Creative Input: The Role of Culture Occupations in the Economy during the 1990s [ May 2008 | Vol. 7 | No. 2 ]
  The key goal of the report is to examine cultural occupations in non-cultural sectors of the economy. The report finds that 40% of culture workers are employed in non-cultural sectors, especially four sectors: manufacturing, business services, educational services and retail trade. Between 1991 and 2001, there were two particularly significant growth sectors for creative workers: the manufacturing sector and the business services sector.
From Economy to Ecology: A Policy Framework for Creative Labour [ May 2008 | Vol. 7 | No. 2 ]
  The report provides a scan of 20 countries’ policies related to creative workers and artists, including education and training policies, awards and contests, business support and entrepreneurial development, as well as tax and social security policies. “Despite the general assumption that the knowledge economy will produce a labour force which resembles the cultural sector in its core characteristics, most countries have not yet introduced comprehensive creative labour policies to accommodate a more flexible, mobile workforce, and one which is increasingly self-employed.”
Enriching Our Work in Culture: Professional Development in Ontario’s Cultural Sector [ May 2008 | Vol. 7 | No. 2 ]
  This study provides information about professional development practices in Ontario’s cultural sector, including data about “how much training is pursued, the types of training, and who is paying for it”.
Vital Signs [ December 2007 | Vol. 6 | No. 7 ]
  The 11 local reports in the Vital Signs series provide some interesting information about the arts in the selected communities. However, because some of the indicators do not follow standard definitions from Statistics Canada or other cultural sector reports, the reports are less useful than they might otherwise be.
Towards a Geography of Culture: Culture Occupations Across the Canadian Urban-Rural Divide [ November 2007 | Vol. 6 | No. 6 ]
  This report examines cultural employment in many rural and urban communities using 48 occupational groups from the 2001 Census. The detailed tables in the report’s appendixes may be of particular interest to many readers. The appendixes provide cultural employment levels in a number of communities as well as rankings of “location quotients” and “diversity indexes”.
Culture Employment in a North American Context, 1981 to 2001 [ November 2007 | Vol. 6 | No. 6 ]

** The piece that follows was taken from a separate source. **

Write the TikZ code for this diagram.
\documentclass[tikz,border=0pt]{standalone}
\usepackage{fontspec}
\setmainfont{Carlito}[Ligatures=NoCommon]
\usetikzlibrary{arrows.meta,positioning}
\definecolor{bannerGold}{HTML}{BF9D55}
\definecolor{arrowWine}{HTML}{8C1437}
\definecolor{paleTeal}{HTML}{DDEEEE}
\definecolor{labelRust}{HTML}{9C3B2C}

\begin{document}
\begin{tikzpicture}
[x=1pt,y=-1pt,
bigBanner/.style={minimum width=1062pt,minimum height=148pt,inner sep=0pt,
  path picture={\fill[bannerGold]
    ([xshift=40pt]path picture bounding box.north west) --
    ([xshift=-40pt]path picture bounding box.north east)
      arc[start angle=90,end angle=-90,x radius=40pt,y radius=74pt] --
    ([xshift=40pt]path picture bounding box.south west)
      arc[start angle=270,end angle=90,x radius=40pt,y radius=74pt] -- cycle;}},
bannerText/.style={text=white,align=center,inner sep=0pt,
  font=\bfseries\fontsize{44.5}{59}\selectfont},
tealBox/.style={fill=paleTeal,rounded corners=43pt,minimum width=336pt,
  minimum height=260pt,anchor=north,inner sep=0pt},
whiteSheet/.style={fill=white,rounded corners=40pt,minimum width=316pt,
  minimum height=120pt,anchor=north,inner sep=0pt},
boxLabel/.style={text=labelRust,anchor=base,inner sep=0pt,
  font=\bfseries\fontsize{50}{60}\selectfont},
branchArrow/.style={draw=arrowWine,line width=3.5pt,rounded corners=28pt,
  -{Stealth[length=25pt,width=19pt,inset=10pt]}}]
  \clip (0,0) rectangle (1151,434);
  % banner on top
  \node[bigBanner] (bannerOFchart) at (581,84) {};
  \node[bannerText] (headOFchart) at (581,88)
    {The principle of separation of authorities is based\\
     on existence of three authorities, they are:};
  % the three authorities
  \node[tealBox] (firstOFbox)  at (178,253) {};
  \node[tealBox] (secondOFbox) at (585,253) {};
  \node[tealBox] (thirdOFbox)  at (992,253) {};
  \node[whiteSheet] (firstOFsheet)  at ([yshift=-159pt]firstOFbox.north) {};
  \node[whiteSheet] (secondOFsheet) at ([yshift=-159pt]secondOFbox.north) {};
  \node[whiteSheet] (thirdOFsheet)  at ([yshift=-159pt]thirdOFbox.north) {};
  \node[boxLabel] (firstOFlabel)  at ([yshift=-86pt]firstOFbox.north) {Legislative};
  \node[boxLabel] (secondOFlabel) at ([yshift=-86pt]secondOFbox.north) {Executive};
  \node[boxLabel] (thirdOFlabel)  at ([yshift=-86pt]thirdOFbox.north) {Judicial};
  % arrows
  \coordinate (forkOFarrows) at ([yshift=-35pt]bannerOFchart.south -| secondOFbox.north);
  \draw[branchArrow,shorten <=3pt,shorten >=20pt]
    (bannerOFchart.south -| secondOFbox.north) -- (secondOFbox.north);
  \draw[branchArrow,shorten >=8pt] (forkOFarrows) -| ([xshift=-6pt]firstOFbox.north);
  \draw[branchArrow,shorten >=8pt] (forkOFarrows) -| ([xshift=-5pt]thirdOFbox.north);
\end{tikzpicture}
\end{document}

  This report compares cultural employment in Canada and the United States using 21 occupation groups from the Canadian and American censuses. The report finds that, in both Canada and the U.S., “culture employment grew at a much greater rate than the workforce as a whole over the period 1981 to 2001”. The report also finds that the growth in culture employment between 1981 and 2001 was stronger in Canada than in the U.S., resulting in Canada having a larger share of its overall workforce in cultural occupations than the U.S. in 2001.

The Future of Human Resources in Canadian Libraries [ December 2006 | Vol. 5 | No. 7 ]
  This report summarizes almost three years of research into the human resource situation of Canadian libraries, including a literature review, telephone interviews, focus group sessions, a mail-in survey of 461 library administrators and managers, and an internet survey of over 2,200 librarians and 2,000 paraprofessionals.